Raw records:
········

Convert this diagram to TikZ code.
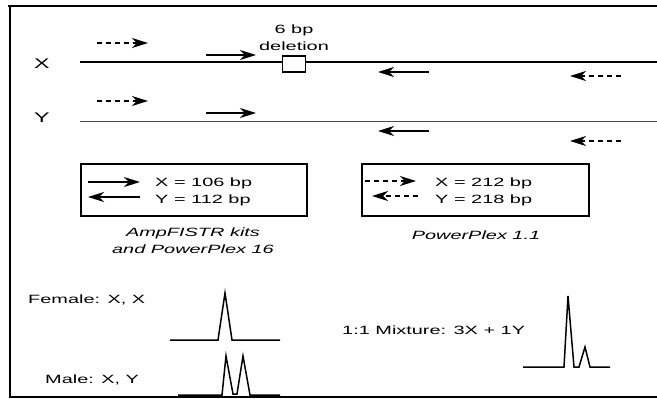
\documentclass[tikz,border=0pt]{standalone}
\usepackage{fontspec}
\setmainfont[FakeStretch=1.66]{Liberation Sans}
\usetikzlibrary{arrows.meta,positioning}

\begin{document}
\begin{tikzpicture}[
  x=1pt, y=-1pt,
  every node/.style={inner sep=0pt, font=\fontsize{12}{17}\selectfont},
  chrlabel/.style={font=\fontsize{14}{17}\selectfont},
  caption/.style={align=center, font=\fontsize{12}{17}\selectfont\itshape},
  primer/.style={-{Stealth[length=16pt,width=10pt,inset=5pt]}, line width=1.5pt},
  dprimer/.style={primer, dash pattern=on 5pt off 4pt},
  legendbox/.style={draw, line width=1.4pt},
  peak/.style={line width=1.5pt, line join=miter}
]
  \useasboundingbox (0,0) rectangle (657,399);
  % frame
  \draw[line width=1.4pt] (657,6) -- (10,6) -- (10,397) -- (657,397);
  \draw[line width=2.2pt] (8,6) -- (657,6);

  % chromosomes
  \node[chrlabel] (xl) at (42,64) {X};
  \node[chrlabel] (yl) at (42,118) {Y};
  \draw[line width=1.2pt] (80,62) -- (657,62);
  \draw[line width=1pt, black!70] (80,121) -- (657,121);
  \node[draw, fill=white, line width=1.5pt, minimum width=23pt, minimum height=16pt] (del) at (294,64) {};
  \node[align=center, above=4pt of del] (dellab) {6 bp\\deletion};

  % primers on X
  \draw[dprimer] (97,43) -- (148,43);
  \draw[primer] (206,55) -- (256,55);
  \draw[primer] (429,72) -- (378,72);
  \draw[dprimer] (621,76) -- (570,76);
  % primers on Y
  \draw[dprimer] (97,101) -- (148,101);
  \draw[primer] (206,113) -- (256,113);
  \draw[primer] (429,131) -- (378,131);
  \draw[dprimer] (621,141) -- (570,141);

  % legends
  \draw[legendbox] (81,164) rectangle (307,216);
  \draw[primer] (88,182) -- (140,182);
  \draw[primer] (140,197) -- (88,197);
  \node[anchor=west] (ax) at (155,183) {X = 106 bp};
  \node[anchor=west] (ay) at (155,200) {Y = 112 bp};
  \node[caption] (acap) at (193,241) {AmpFISTR kits\\and PowerPlex 16};

  \draw[legendbox] (362,164) rectangle (589,216);
  \draw[dprimer] (365,181) -- (416,181);
  \draw[dprimer] (418,196) -- (372,196);
  \node[anchor=west] (px) at (435,183) {X = 212 bp};
  \node[anchor=west] (py) at (435,200) {Y = 218 bp};
  \node[caption] (pcap) at (476,235) {PowerPlex 1.1};

  % electropherograms
  \node[anchor=west] (fem) at (28,300) {Female: X, X};
  \draw[peak] (170,340) -- (218,340) -- (225,293) -- (232,340) -- (280,340);
  \node[anchor=west] (mal) at (45,380) {Male: X, Y};
  \draw[peak] (178,395) -- (222,395) -- (226,356) -- (233,394) -- (237,394) -- (243,356) -- (250,395) -- (280,395);
  \node[anchor=west] (mix) at (342,330) {1:1 Mixture: 3X + 1Y};
  \draw[peak] (523,367) -- (564,367) -- (568,296) -- (574,367) -- (579,367) -- (585,347) -- (590,367) -- (610,367);
\end{tikzpicture}
\end{document}
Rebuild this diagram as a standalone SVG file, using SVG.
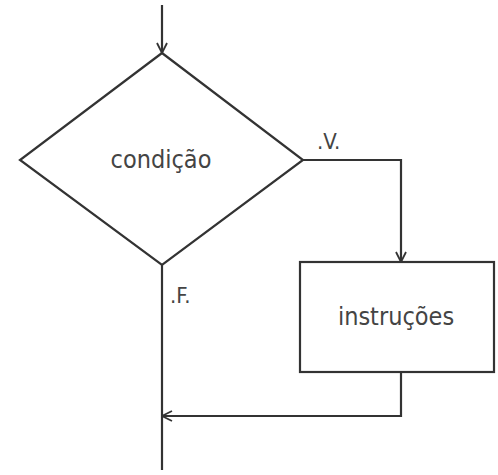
<svg xmlns="http://www.w3.org/2000/svg" width="498" height="475" viewBox="0 0 498 475">
<style>
.ln{fill:none;stroke:#333;stroke-width:2.2}
.sh{fill:#fff;stroke:#333;stroke-width:2.2}
.t{font-family:"DejaVu Sans Condensed","DejaVu Sans",sans-serif;font-size:25px;fill:#444}
.lb{font-family:"DejaVu Sans Condensed","DejaVu Sans",sans-serif;font-size:22px;fill:#444}
</style>
<defs>
<marker id="ah" viewBox="0 0 12 12" refX="11" refY="6" markerWidth="12" markerHeight="12" markerUnits="userSpaceOnUse" orient="auto">
<path d="M1,1 L11,6 L1,11" fill="none" stroke="#333" stroke-width="1.8"/>
</marker>
</defs>
<rect x="0" y="0" width="498" height="475" fill="#fff"/>
<g id="connectors">
<line class="ln" x1="162" y1="5" x2="162" y2="53" marker-end="url(#ah)"/>
<polyline class="ln" points="303,160 401,160 401,262" marker-end="url(#ah)"/>
<polyline class="ln" points="401,372 401,416 162,416" marker-end="url(#ah)"/>
<line class="ln" x1="162" y1="265" x2="162" y2="470"/>
<text class="lb" x="317" y="149">.V.</text>
<text class="lb" x="170" y="303">.F.</text>
</g>
<g id="condicao">
<polygon class="sh" points="162,53 303,160 162,265 20,160"/>
<text class="t" x="161" y="168" text-anchor="middle">condição</text>
</g>
<g id="instrucoes">
<rect class="sh" x="300" y="262" width="194" height="110"/>
<text class="t" x="396" y="325" text-anchor="middle">instruções</text>
</g>
</svg>
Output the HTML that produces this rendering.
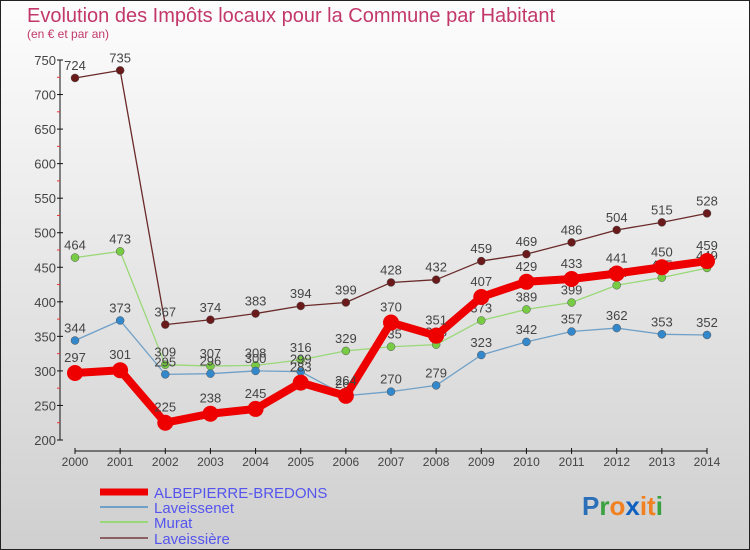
<!DOCTYPE html>
<html><head><meta charset="utf-8"><style>
body{margin:0}
#c{width:750px;height:550px;position:relative;overflow:hidden;font-family:"Liberation Sans",sans-serif}
svg text{font-family:"Liberation Sans",sans-serif}
</style></head><body>
<div id="c">
<svg id="s" width="750" height="550">
<defs><linearGradient id="bg" x1="0" y1="0" x2="0" y2="1"><stop offset="0" stop-color="#fdfdfd"/><stop offset="1" stop-color="#cfcfcf"/></linearGradient></defs>
<rect x="0.5" y="0.5" width="749" height="549" fill="url(#bg)" stroke="#222"/>
<text x="27" y="22" font-size="20" fill="#c2386a">Evolution des Impôts locaux pour la Commune par Habitant</text>
<text x="27" y="38" font-size="12" fill="#c2386a">(en € et par an)</text>
<g id="axes"></g><g id="series"></g>
<g>
<line x1="100" y1="492" x2="148" y2="492" stroke="#e00" stroke-width="7"/>
<text x="154" y="498" font-size="15" fill="#5555ee">ALBEPIERRE-BREDONS</text>
<line x1="100" y1="507" x2="148" y2="507" stroke="#6fa0c8" stroke-width="2"/>
<text x="154" y="513" font-size="15" fill="#5555ee">Laveissenet</text>
<line x1="100" y1="522" x2="148" y2="522" stroke="#99d877" stroke-width="2"/>
<text x="154" y="528" font-size="15" fill="#5555ee">Murat</text>
<line x1="100" y1="538" x2="148" y2="538" stroke="#8a6060" stroke-width="2"/>
<text x="154" y="544" font-size="15" fill="#5555ee">Laveissière</text>
</g>
<text x="582" y="515" font-size="26" font-weight="bold"><tspan fill="#2a6fb8">P</tspan><tspan fill="#3aa040">r</tspan><tspan fill="#f08020">o</tspan><tspan fill="#1060c0">x</tspan><tspan fill="#f08020">it</tspan><tspan fill="#3aa040">i</tspan></text>
</svg>
</div>
<script>
const years=[2000,2001,2002,2003,2004,2005,2006,2007,2008,2009,2010,2011,2012,2013,2014];
const albepierre=[297,301,225,238,245,283,264,370,351,407,429,433,441,450,459];
const laveissenet=[344,373,295,296,300,299,264,270,279,323,342,357,362,353,352];
const murat=[464,473,309,307,308,316,329,335,338,373,389,399,424,435,449];
const laveissiere=[724,735,367,374,383,394,399,428,432,459,469,486,504,515,528];
const yTicks=[200,250,300,350,400,450,500,550,600,650,700,750];
const NS="http://www.w3.org/2000/svg";
const x=i=>75+i*(707-75)/(years.length-1);
const y=v=>440-(v-200)*(380/550);
function mk(t,a,p){const e=document.createElementNS(NS,t);for(const k in a)e.setAttribute(k,a[k]);p.appendChild(e);return e;}
const ax=document.getElementById('axes');
let l=mk('line',{x1:60,y1:60,x2:60,y2:440,stroke:'#111'},ax);


l=mk('line',{x1:75,y1:451,x2:707,y2:451,stroke:'#111'},ax);


yTicks.forEach(v=>{
  let t=mk('line',{x1:57,y1:y(v),x2:63,y2:y(v),stroke:'#111'},ax);
  
  
  if(v<750){let m=mk('line',{x1:57,y1:y(v+25),x2:60,y2:y(v+25),stroke:'#e33'},ax);
  
  }
  let tx=mk('text',{x:56,y:y(v)+5,'text-anchor':'end','font-size':13,fill:'#444'},ax);tx.textContent=v;
  
  
});
years.forEach((yr,i)=>{
  let t=mk('line',{x1:x(i),y1:448,x2:x(i),y2:454,stroke:'#111'},ax);
  
  
  let tx=mk('text',{x:x(i),y:466,'text-anchor':'middle','font-size':12,fill:'#444'},ax);tx.textContent=yr;
  
  
});
const sg=document.getElementById('series');
function draw(data,name,color,dot,w,r){
  const g=mk('g',{},sg);
  
  
  const p=mk('polyline',{points:data.map((v,i)=>x(i)+','+y(v)).join(' '),fill:'none',stroke:color,'stroke-width':w,'stroke-linejoin':'round'},g);
  
  
  data.forEach((v,i)=>{
    const c=mk('circle',{cx:x(i),cy:y(v),r:r,fill:dot,stroke:w>3?'none':'#555','stroke-width':0.5},g);
    
    
    const t=mk('text',{x:x(i),y:y(v)-8-(w>3?3:0),'text-anchor':'middle','font-size':13,fill:'#444'},g);t.textContent=v;
    
    
  });
}
draw(laveissiere,'laveissiere','#6a2a2a','#6a1a1a',1.3,4);
draw(murat,'murat','#99d877','#77cc44',1.3,4);
draw(laveissenet,'laveissenet','#6fa0c8','#3388cc',1.3,4);
draw(albepierre,'albepierre','#ee0000','#ee0000',8,8);
</script>
</body></html>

········

The images in the entries above should be left out; please reproduce exactly the lines from the first through the one containing "(621,141) -- (570,141);".

Convert this diagram to TikZ code.
\documentclass[tikz,border=0pt]{standalone}
\usepackage{fontspec}
\setmainfont[FakeStretch=1.66]{Liberation Sans}
\usetikzlibrary{arrows.meta,positioning}

\begin{document}
\begin{tikzpicture}[
  x=1pt, y=-1pt,
  every node/.style={inner sep=0pt, font=\fontsize{12}{17}\selectfont},
  chrlabel/.style={font=\fontsize{14}{17}\selectfont},
  caption/.style={align=center, font=\fontsize{12}{17}\selectfont\itshape},
  primer/.style={-{Stealth[length=16pt,width=10pt,inset=5pt]}, line width=1.5pt},
  dprimer/.style={primer, dash pattern=on 5pt off 4pt},
  legendbox/.style={draw, line width=1.4pt},
  peak/.style={line width=1.5pt, line join=miter}
]
  \useasboundingbox (0,0) rectangle (657,399);
  % frame
  \draw[line width=1.4pt] (657,6) -- (10,6) -- (10,397) -- (657,397);
  \draw[line width=2.2pt] (8,6) -- (657,6);

  % chromosomes
  \node[chrlabel] (xl) at (42,64) {X};
  \node[chrlabel] (yl) at (42,118) {Y};
  \draw[line width=1.2pt] (80,62) -- (657,62);
  \draw[line width=1pt, black!70] (80,121) -- (657,121);
  \node[draw, fill=white, line width=1.5pt, minimum width=23pt, minimum height=16pt] (del) at (294,64) {};
  \node[align=center, above=4pt of del] (dellab) {6 bp\\deletion};

  % primers on X
  \draw[dprimer] (97,43) -- (148,43);
  \draw[primer] (206,55) -- (256,55);
  \draw[primer] (429,72) -- (378,72);
  \draw[dprimer] (621,76) -- (570,76);
  % primers on Y
  \draw[dprimer] (97,101) -- (148,101);
  \draw[primer] (206,113) -- (256,113);
  \draw[primer] (429,131) -- (378,131);
  \draw[dprimer] (621,141) -- (570,141);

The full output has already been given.